The Alternative Reference Rates Committee, acting as the "Relevant Recommending Body" under LIBOR legislation enacted in New York and Alabama, officially selected and recommended replacement benchmarks, based on the Secured Overnight Financing Rate, to replace 1-week and 2-month U.S. dollar LIBOR in contracts that are within the scope of these two state statutes. The ARRC also selected and recommended spread adjustments and conforming changes to accompany these replacement benchmarks.

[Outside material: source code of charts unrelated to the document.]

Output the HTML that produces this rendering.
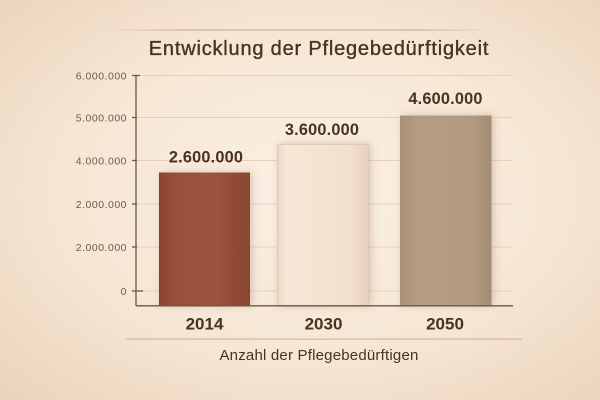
<!DOCTYPE html>
<html><head><meta charset="utf-8"><style>
html,body{margin:0;padding:0;}
body{width:600px;height:400px;overflow:hidden;background:#f3e2cf;}
svg{display:block;}
text{font-family:"Liberation Sans",sans-serif;}
</style></head><body>
<svg width="600" height="400" viewBox="0 0 600 400" xmlns="http://www.w3.org/2000/svg">
<defs>
<radialGradient id="bg" cx="0.52" cy="0.48" r="0.75">
<stop offset="0" stop-color="#faf0e4"/>
<stop offset="0.55" stop-color="#f6e6d4"/>
<stop offset="1" stop-color="#ead2b9"/>
</radialGradient>
<linearGradient id="topline" x1="0" x2="1">
<stop offset="0" stop-color="#d7b7a0" stop-opacity="0"/>
<stop offset="0.2" stop-color="#d2ae96"/>
<stop offset="0.8" stop-color="#d2ae96"/>
<stop offset="1" stop-color="#d7b7a0" stop-opacity="0"/>
</linearGradient>
<linearGradient id="b1" x1="0" x2="1">
<stop offset="0" stop-color="#85432f"/>
<stop offset="0.15" stop-color="#98503a"/>
<stop offset="0.6" stop-color="#9c553d"/>
<stop offset="1" stop-color="#8a4631"/>
</linearGradient>
<linearGradient id="b2" x1="0" x2="1">
<stop offset="0" stop-color="#ead7c3"/>
<stop offset="0.1" stop-color="#f6e7d7"/>
<stop offset="0.8" stop-color="#f2e0cd"/>
<stop offset="1" stop-color="#e6d1bc"/>
</linearGradient>
<linearGradient id="b3" x1="0" x2="1">
<stop offset="0" stop-color="#a88f75"/>
<stop offset="0.2" stop-color="#b59e84"/>
<stop offset="0.8" stop-color="#b29a80"/>
<stop offset="1" stop-color="#a48b71"/>
</linearGradient>
<filter id="sh" x="-30%" y="-10%" width="160%" height="120%">
<feDropShadow dx="2" dy="0" stdDeviation="4" flood-color="#7a5a3c" flood-opacity="0.28"/>
</filter>
</defs>
<rect width="600" height="400" fill="url(#bg)"/>

<!-- top decorative line -->
<rect x="100" y="29.5" width="400" height="1.2" fill="url(#topline)"/>

<!-- title -->
<text x="319" y="55" text-anchor="middle" font-size="20" letter-spacing="0.8" fill="#4a3120" stroke="#4a3120" stroke-width="0.35">Entwicklung der Pflegebedürftigkeit</text>

<!-- gridlines -->
<g stroke="#e9cfbf" stroke-width="1">
<line x1="137" y1="75.5" x2="513" y2="75.5"/>
<line x1="137" y1="117.5" x2="513" y2="117.5"/>
<line x1="137" y1="160.5" x2="513" y2="160.5"/>
<line x1="137" y1="204" x2="513" y2="204"/>
<line x1="137" y1="247" x2="513" y2="247"/>
<line x1="137" y1="291" x2="513" y2="291"/>
</g>

<!-- bars -->
<rect x="159" y="172.5" width="91" height="133" fill="url(#b1)" filter="url(#sh)"/>
<rect x="277.5" y="144.5" width="91" height="161" fill="url(#b2)" stroke="#dcc6b0" stroke-width="0.8" filter="url(#sh)"/>
<rect x="400" y="115.5" width="91.5" height="190" fill="url(#b3)" filter="url(#sh)"/>

<!-- axes -->
<g stroke="#6b5747" stroke-width="1.3">
<line x1="136" y1="75" x2="136" y2="306"/>
<line x1="136" y1="305.8" x2="513" y2="305.8"/>
<line x1="132" y1="75.5" x2="140" y2="75.5"/>
<line x1="132" y1="117.5" x2="137" y2="117.5"/>
<line x1="132" y1="160.5" x2="137" y2="160.5"/>
<line x1="132" y1="204" x2="137" y2="204"/>
<line x1="132" y1="247" x2="137" y2="247"/>
<line x1="132" y1="291" x2="143" y2="291"/>
</g>

<!-- tick labels -->
<g font-size="10.5" fill="#6e5a4a" text-anchor="end" letter-spacing="0.5">
<text x="127" y="79.3">6.000.000</text>
<text x="127" y="121.3">5.000.000</text>
<text x="127" y="164.3">4.000.000</text>
<text x="127" y="207.8">2.000.000</text>
<text x="127" y="250.8">2.000.000</text>
<text x="127" y="294.8">0</text>
</g>

<!-- value labels -->
<g font-size="16.3" font-weight="bold" fill="#4a3120" text-anchor="middle" letter-spacing="0.2">
<text x="206" y="162.5">2.600.000</text>
<text x="322" y="135">3.600.000</text>
<text x="445.5" y="104">4.600.000</text>
</g>

<!-- x labels -->
<g font-size="17" font-weight="bold" fill="#4a3120" text-anchor="middle">
<text x="204.5" y="329.5">2014</text>
<text x="323.5" y="329.5">2030</text>
<text x="445" y="329.5">2050</text>
</g>

<!-- bottom line -->
<rect x="125" y="338.5" width="397" height="1.2" fill="#d4b6a0"/>

<!-- axis title -->
<text x="319" y="360" text-anchor="middle" font-size="15" letter-spacing="0.2" fill="#4a3120">Anzahl der Pflegebedürftigen</text>
</svg>
</body></html>
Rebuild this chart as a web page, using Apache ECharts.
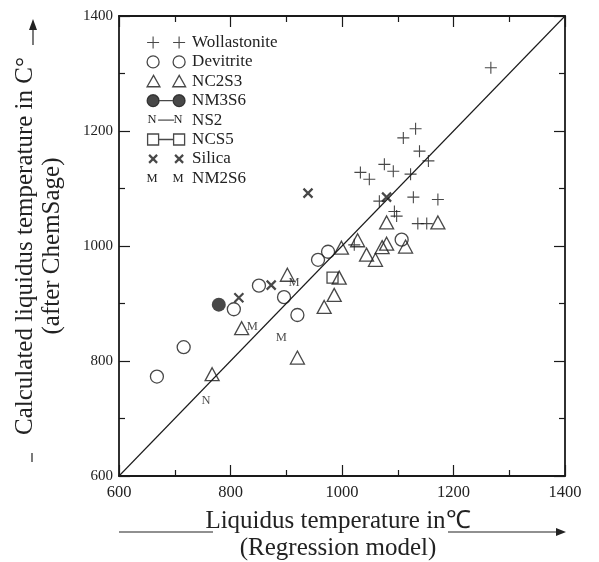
<!DOCTYPE html>
<html><head><meta charset="utf-8">
<script src="https://cdn.jsdelivr.net/npm/echarts@6/dist/echarts.min.js"></script>
<style>html,body{margin:0;padding:0;background:#fff}#c{width:599px;height:562px}</style>
</head><body><div id="c"></div>
<script>
// ---- data ----
const xTickValues = [600, 800, 1000, 1200, 1400];
const yTickValues = [600, 800, 1000, 1200, 1400];
const seriesNames = ['Wollastonite', 'Devitrite', 'NC2S3', 'NM3S6', 'NS2', 'NCS5', 'Silica', 'NM2S6'];
const wollastonite = [[1267,1310],[1132,1204],[1110,1188],[1139,1165],[1155,1148],[1076,1142],[1092,1130],[1123,1125],[1033,1128],[1049,1116],[1067,1078],[1128,1085],[1172,1081],[1094,1060],[1098,1052],[1136,1039],[1152,1039],[1022,1002]];
const devitrite = [[668,773],[716,824],[806,890],[851,931],[896,911],[920,880],[957,976],[975,990],[1107,1011]];
const nc2s3 = [[767,777],[820,857],[920,806],[902,950],[968,894],[986,915],[995,945],[999,997],[1028,1010],[1044,985],[1060,976],[1072,998],[1080,1004],[1114,999],[1080,1041],[1172,1041]];
const nm3s6 = [[779,898]];
const ns2 = [[756,731]];
const ncs5 = [[983,945]];
const silica = [[939,1092],[1080,1085],[815,910],[873,932]];
const nm2s6 = [[839,859],[891,841],[914,936]];
const diagonal = [[600,600],[1400,1400]];
const xTitle = 'Liquidus temperature in\u2103\n(Regression model)';
const yTitle = 'Calculated liquidus temperature in C\u00b0\n(after ChemSage)';

// ---- styles ----
const FONT = "'Liberation Serif','Times New Roman',serif";
const INK = '#1a1a1a';
const TXT = '#222';
const outline = {color: 'transparent', borderColor: INK, borderWidth: 1.3};

const chart = echarts.init(document.getElementById('c'), null, {renderer: 'canvas'});

function axisBase(extra) {
  return Object.assign({
    type: 'value', min: 600, max: 1400, interval: 200,
    axisLine: {show: true, onZero: false, lineStyle: {color: INK, width: 1.8}},
    axisTick: {show: true, inside: true, length: 11, lineStyle: {color: INK, width: 1.2}},
    minorTick: {show: true, splitNumber: 2, length: 6, lineStyle: {color: INK, width: 1.2}},
    splitLine: {show: false},
    minorSplitLine: {show: false}
  }, extra);
}

const labelSeries = (letter) => ({
  show: true, position: 'inside', formatter: letter,
  fontFamily: FONT, fontSize: 12.5, color: TXT
});

// legend layout
const LEG_LEFT = 146, LEG_TOP = 34, LEG_PITCH = 19.4;
const legendIcons = {
  Wollastonite: 'path://M0,0M40,13M0,6.5L12,6.5M6,0.5L6,12.5M26,6.5L38,6.5M32,0.5L32,12.5',
  Devitrite: 'path://M0,0M40,13M0,6.5a6,6 0 1,0 12,0a6,6 0 1,0 -12,0M26,6.5a6,6 0 1,0 12,0a6,6 0 1,0 -12,0',
  NC2S3: 'path://M0,0M40,13M6,0.5L12.5,12L-0.5,12ZM32,0.5L38.5,12L25.5,12Z',
  NM3S6: 'path://M0,0M40,13M0,6.5a6,6 0 1,0 12,0a6,6 0 1,0 -12,0M12,6.5L26,6.5M26,6.5a6,6 0 1,0 12,0a6,6 0 1,0 -12,0',
  NS2: 'path://M0,0M40,13M11,6.5L27,6.5',
  NCS5: 'path://M0,0M40,13M0.5,1h11v11h-11ZM11.5,6.5L26.5,6.5M26.5,1h11v11h-11Z',
  Silica: 'path://M0,0M40,13M2,2.5L10,10.5M10,2.5L2,10.5M28,2.5L36,10.5M36,2.5L28,10.5',
  NM2S6: 'path://M0,0M40,13'
};
const legendStyles = {
  Wollastonite: {color: 'transparent', borderColor: INK, borderWidth: 1.1},
  Devitrite: outline,
  NC2S3: outline,
  NM3S6: {color: INK, borderColor: INK, borderWidth: 1.2},
  NS2: {color: 'transparent', borderColor: INK, borderWidth: 1.2},
  NCS5: outline,
  Silica: {color: 'transparent', borderColor: INK, borderWidth: 2.2},
  NM2S6: {color: 'transparent', borderColor: 'transparent', borderWidth: 0}
};

const letterRows = [['N', 4], ['M', 7]];
const legendLetters = [];
letterRows.forEach(([ch, row]) => {
  [152, 178].forEach(x => legendLetters.push({
    type: 'text', x: x, y: LEG_TOP + row * LEG_PITCH + 8.5,
    style: {text: ch, fontFamily: FONT, fontSize: 12.5, fill: TXT, align: 'center', verticalAlign: 'middle'},
    z: 10
  }));
});

const plain = v => String(v);

const option = {
  backgroundColor: '#ffffff',
  animation: false,
  grid: {left: 119, right: 34, top: 16, bottom: 86, containLabel: false, outerBoundsMode: 'none'},
  legend: {
    left: LEG_LEFT, top: LEG_TOP, orient: 'vertical', padding: 0,
    itemWidth: 40, itemHeight: 13, itemGap: LEG_PITCH - 17,
    selectedMode: false,
    textStyle: {fontFamily: FONT, fontSize: 17, lineHeight: 17, color: TXT},
    data: seriesNames.map(n => ({name: n, icon: legendIcons[n], itemStyle: legendStyles[n]}))
  },
  xAxis: [
    axisBase({
      position: 'bottom',
      axisLabel: {fontFamily: FONT, fontSize: 16.5, color: TXT, margin: 8, formatter: plain},
      name: xTitle, nameLocation: 'middle', nameGap: 32,
      nameTextStyle: {fontFamily: FONT, fontSize: 25, lineHeight: 27, color: TXT, padding: [0, 8, 0, 0]}
    }),
    axisBase({position: 'top', axisLabel: {show: false}})
  ],
  yAxis: [
    axisBase({
      position: 'left',
      axisLabel: {fontFamily: FONT, fontSize: 15, color: TXT, margin: 6, formatter: plain},
      name: yTitle, nameLocation: 'middle', nameGap: 53, nameRotate: 90,
      nameTextStyle: {fontFamily: FONT, fontSize: 25, lineHeight: 27, color: TXT}
    }),
    axisBase({position: 'right', axisLabel: {show: false}})
  ],
  graphic: [
    {type: 'line', shape: {x1: 119, y1: 532, x2: 213, y2: 532}, style: {stroke: TXT, lineWidth: 1.2}},
    {type: 'line', shape: {x1: 448, y1: 532, x2: 558, y2: 532}, style: {stroke: TXT, lineWidth: 1.2}},
    {type: 'polygon', shape: {points: [[556, 528], [566, 532], [556, 536]]}, style: {fill: TXT}},
    {type: 'line', shape: {x1: 33, y1: 45, x2: 33, y2: 28}, style: {stroke: TXT, lineWidth: 1.2}},
    {type: 'polygon', shape: {points: [[29, 30], [33, 19], [37, 30]]}, style: {fill: TXT}},
    {type: 'line', shape: {x1: 32, y1: 453, x2: 32, y2: 462}, style: {stroke: TXT, lineWidth: 1.2}}
  ].concat(legendLetters),
  series: [
    {name: 'diagonal', type: 'line', data: diagonal, showSymbol: false, silent: true,
     lineStyle: {color: INK, width: 1.1}, z: 1},
    {name: 'Wollastonite', type: 'scatter', data: wollastonite, symbol: 'path://M0,6L12,6M6,0L6,12', symbolSize: 12,
     itemStyle: {color: 'transparent', borderColor: INK, borderWidth: 1.1}},
    {name: 'Devitrite', type: 'scatter', data: devitrite, symbol: 'circle', symbolSize: 13, itemStyle: outline},
    {name: 'NC2S3', type: 'scatter', data: nc2s3, symbol: 'triangle', symbolSize: [14, 13], itemStyle: outline},
    {name: 'NM3S6', type: 'scatter', data: nm3s6, symbol: 'circle', symbolSize: 14,
     itemStyle: {color: INK, borderColor: INK, borderWidth: 0}},
    {name: 'NS2', type: 'scatter', data: ns2, symbol: 'circle', symbolSize: 2,
     itemStyle: {color: 'transparent'}, label: labelSeries('N')},
    {name: 'NCS5', type: 'scatter', data: ncs5, symbol: 'rect', symbolSize: 11, itemStyle: outline},
    {name: 'Silica', type: 'scatter', data: silica, symbol: 'path://M0,0L10,10M10,0L0,10', symbolSize: 9,
     itemStyle: {color: 'transparent', borderColor: INK, borderWidth: 2.2}},
    {name: 'NM2S6', type: 'scatter', data: nm2s6, symbol: 'circle', symbolSize: 2,
     itemStyle: {color: 'transparent'}, label: labelSeries('M')}
  ].map(s => Object.assign({emphasis: {disabled: true}, xAxisIndex: 0, yAxisIndex: 0}, s))
};
chart.setOption(option);
</script>
</body></html>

These selections and recommendations apply to New York or Alabama law-governed contracts that lack fallbacks for LIBOR or that elect to take advantage of the statutes’ optional safe harbor. The selections and recommendations vary by product type and are broken down by category, including asset-backed securities, business loans, consumer products and floating rate notes. In addition to these formal selections and recommendations, the ARRC also published a set of FAQs that clarifies the scope and application of these state LIBOR statutes.
Tom Wipf, Chair of the ARRC, stated:
"The end is upon us, with just one month until no new LIBOR and the cessation of these two USD LIBOR tenors. LIBOR's endgame has been clear for a long time, and today’s recommendations are important for the legacy contracts that rely on those tenors."
Commentary
The ARRC’s release of recommended benchmark replacements for the one-week and two-month LIBOR tenors is a milestone in the LIBOR transition. Only a few short years ago, the ARRC was constituted to help plan for the LIBOR transition and mitigate uncertainty over how that transition would unfold. Now, state-level legislation championed by the ARRC has been passed, and these recommended benchmark replacements provide a solution for contracts that rely on those tenors and that failed to adequately plan for the LIBOR transition, which is a major step toward easing the LIBOR transition and mitigating uncertainty.